### DATA EXCERPT
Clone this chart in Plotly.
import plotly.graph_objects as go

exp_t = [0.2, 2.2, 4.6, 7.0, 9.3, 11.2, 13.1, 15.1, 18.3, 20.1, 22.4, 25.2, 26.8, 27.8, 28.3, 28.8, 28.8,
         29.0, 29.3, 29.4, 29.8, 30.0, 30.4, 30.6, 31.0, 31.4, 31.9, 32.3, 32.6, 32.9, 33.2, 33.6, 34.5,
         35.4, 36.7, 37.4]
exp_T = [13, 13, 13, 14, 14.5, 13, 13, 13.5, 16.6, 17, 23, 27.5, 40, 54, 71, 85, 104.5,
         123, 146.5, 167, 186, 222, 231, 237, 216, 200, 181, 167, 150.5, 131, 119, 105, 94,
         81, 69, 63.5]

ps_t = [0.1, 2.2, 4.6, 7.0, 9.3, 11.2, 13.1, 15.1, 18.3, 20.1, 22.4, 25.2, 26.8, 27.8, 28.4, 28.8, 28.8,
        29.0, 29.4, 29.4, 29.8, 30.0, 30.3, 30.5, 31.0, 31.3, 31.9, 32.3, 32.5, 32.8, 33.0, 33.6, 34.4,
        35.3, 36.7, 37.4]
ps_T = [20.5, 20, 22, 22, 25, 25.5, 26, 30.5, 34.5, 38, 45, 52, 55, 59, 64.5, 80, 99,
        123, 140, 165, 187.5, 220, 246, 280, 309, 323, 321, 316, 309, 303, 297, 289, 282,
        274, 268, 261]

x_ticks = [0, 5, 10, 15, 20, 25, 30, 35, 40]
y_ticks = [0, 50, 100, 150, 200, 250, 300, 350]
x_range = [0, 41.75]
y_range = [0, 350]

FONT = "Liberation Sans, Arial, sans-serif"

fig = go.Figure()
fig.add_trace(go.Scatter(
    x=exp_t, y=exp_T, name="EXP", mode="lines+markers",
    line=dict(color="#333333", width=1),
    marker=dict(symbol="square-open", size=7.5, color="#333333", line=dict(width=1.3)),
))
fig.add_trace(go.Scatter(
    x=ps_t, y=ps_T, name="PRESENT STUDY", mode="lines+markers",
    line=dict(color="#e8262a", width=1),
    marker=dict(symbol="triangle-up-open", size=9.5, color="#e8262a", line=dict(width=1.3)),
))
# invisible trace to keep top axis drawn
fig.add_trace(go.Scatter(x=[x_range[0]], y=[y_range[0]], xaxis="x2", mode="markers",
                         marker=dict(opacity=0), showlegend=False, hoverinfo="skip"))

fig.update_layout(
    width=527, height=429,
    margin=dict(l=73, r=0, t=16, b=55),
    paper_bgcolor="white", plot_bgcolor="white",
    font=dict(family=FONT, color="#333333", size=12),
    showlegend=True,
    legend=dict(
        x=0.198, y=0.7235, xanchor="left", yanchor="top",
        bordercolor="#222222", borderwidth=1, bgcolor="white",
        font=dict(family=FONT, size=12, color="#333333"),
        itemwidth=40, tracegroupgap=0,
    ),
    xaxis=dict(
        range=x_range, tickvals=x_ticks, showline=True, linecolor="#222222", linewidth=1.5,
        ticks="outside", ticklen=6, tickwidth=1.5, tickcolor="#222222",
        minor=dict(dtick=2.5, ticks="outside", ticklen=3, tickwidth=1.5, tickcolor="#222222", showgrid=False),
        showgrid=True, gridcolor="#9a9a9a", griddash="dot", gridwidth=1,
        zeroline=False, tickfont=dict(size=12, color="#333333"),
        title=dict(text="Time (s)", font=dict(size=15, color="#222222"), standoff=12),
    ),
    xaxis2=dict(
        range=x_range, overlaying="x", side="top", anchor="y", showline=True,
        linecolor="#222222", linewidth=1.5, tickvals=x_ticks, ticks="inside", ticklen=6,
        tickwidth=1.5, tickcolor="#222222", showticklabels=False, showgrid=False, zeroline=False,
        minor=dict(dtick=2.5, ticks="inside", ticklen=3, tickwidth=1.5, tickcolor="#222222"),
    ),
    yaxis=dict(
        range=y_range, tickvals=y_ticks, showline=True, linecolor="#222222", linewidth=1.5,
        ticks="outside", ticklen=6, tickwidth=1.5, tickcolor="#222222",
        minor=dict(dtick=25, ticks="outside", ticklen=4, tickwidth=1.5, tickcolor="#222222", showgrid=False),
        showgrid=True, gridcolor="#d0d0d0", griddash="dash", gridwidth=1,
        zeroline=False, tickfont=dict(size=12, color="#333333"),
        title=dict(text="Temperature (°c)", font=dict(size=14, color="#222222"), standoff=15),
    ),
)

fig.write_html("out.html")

### STATED GOAL
Retype the material in full, character for character.

### COMPLETED EXERCISE
Clone this chart in Plotly.
import plotly.graph_objects as go

exp_t = [0.2, 2.2, 4.6, 7.0, 9.3, 11.2, 13.1, 15.1, 18.3, 20.1, 22.4, 25.2, 26.8, 27.8, 28.3, 28.8, 28.8,
         29.0, 29.3, 29.4, 29.8, 30.0, 30.4, 30.6, 31.0, 31.4, 31.9, 32.3, 32.6, 32.9, 33.2, 33.6, 34.5,
         35.4, 36.7, 37.4]
exp_T = [13, 13, 13, 14, 14.5, 13, 13, 13.5, 16.6, 17, 23, 27.5, 40, 54, 71, 85, 104.5,
         123, 146.5, 167, 186, 222, 231, 237, 216, 200, 181, 167, 150.5, 131, 119, 105, 94,
         81, 69, 63.5]

ps_t = [0.1, 2.2, 4.6, 7.0, 9.3, 11.2, 13.1, 15.1, 18.3, 20.1, 22.4, 25.2, 26.8, 27.8, 28.4, 28.8, 28.8,
        29.0, 29.4, 29.4, 29.8, 30.0, 30.3, 30.5, 31.0, 31.3, 31.9, 32.3, 32.5, 32.8, 33.0, 33.6, 34.4,
        35.3, 36.7, 37.4]
ps_T = [20.5, 20, 22, 22, 25, 25.5, 26, 30.5, 34.5, 38, 45, 52, 55, 59, 64.5, 80, 99,
        123, 140, 165, 187.5, 220, 246, 280, 309, 323, 321, 316, 309, 303, 297, 289, 282,
        274, 268, 261]

x_ticks = [0, 5, 10, 15, 20, 25, 30, 35, 40]
y_ticks = [0, 50, 100, 150, 200, 250, 300, 350]
x_range = [0, 41.75]
y_range = [0, 350]

FONT = "Liberation Sans, Arial, sans-serif"

fig = go.Figure()
fig.add_trace(go.Scatter(
    x=exp_t, y=exp_T, name="EXP", mode="lines+markers",
    line=dict(color="#333333", width=1),
    marker=dict(symbol="square-open", size=7.5, color="#333333", line=dict(width=1.3)),
))
fig.add_trace(go.Scatter(
    x=ps_t, y=ps_T, name="PRESENT STUDY", mode="lines+markers",
    line=dict(color="#e8262a", width=1),
    marker=dict(symbol="triangle-up-open", size=9.5, color="#e8262a", line=dict(width=1.3)),
))
# invisible trace to keep top axis drawn
fig.add_trace(go.Scatter(x=[x_range[0]], y=[y_range[0]], xaxis="x2", mode="markers",
                         marker=dict(opacity=0), showlegend=False, hoverinfo="skip"))

fig.update_layout(
    width=527, height=429,
    margin=dict(l=73, r=0, t=16, b=55),
    paper_bgcolor="white", plot_bgcolor="white",
    font=dict(family=FONT, color="#333333", size=12),
    showlegend=True,
    legend=dict(
        x=0.198, y=0.7235, xanchor="left", yanchor="top",
        bordercolor="#222222", borderwidth=1, bgcolor="white",
        font=dict(family=FONT, size=12, color="#333333"),
        itemwidth=40, tracegroupgap=0,
    ),
    xaxis=dict(
        range=x_range, tickvals=x_ticks, showline=True, linecolor="#222222", linewidth=1.5,
        ticks="outside", ticklen=6, tickwidth=1.5, tickcolor="#222222",
        minor=dict(dtick=2.5, ticks="outside", ticklen=3, tickwidth=1.5, tickcolor="#222222", showgrid=False),
        showgrid=True, gridcolor="#9a9a9a", griddash="dot", gridwidth=1,
        zeroline=False, tickfont=dict(size=12, color="#333333"),
        title=dict(text="Time (s)", font=dict(size=15, color="#222222"), standoff=12),
    ),
    xaxis2=dict(
        range=x_range, overlaying="x", side="top", anchor="y", showline=True,
        linecolor="#222222", linewidth=1.5, tickvals=x_ticks, ticks="inside", ticklen=6,
        tickwidth=1.5, tickcolor="#222222", showticklabels=False, showgrid=False, zeroline=False,
        minor=dict(dtick=2.5, ticks="inside", ticklen=3, tickwidth=1.5, tickcolor="#222222"),
    ),
    yaxis=dict(
        range=y_range, tickvals=y_ticks, showline=True, linecolor="#222222", linewidth=1.5,
        ticks="outside", ticklen=6, tickwidth=1.5, tickcolor="#222222",
        minor=dict(dtick=25, ticks="outside", ticklen=4, tickwidth=1.5, tickcolor="#222222", showgrid=False),
        showgrid=True, gridcolor="#d0d0d0", griddash="dash", gridwidth=1,
        zeroline=False, tickfont=dict(size=12, color="#333333"),
        title=dict(text="Temperature (°c)", font=dict(size=14, color="#222222"), standoff=15),
    ),
)

fig.write_html("out.html")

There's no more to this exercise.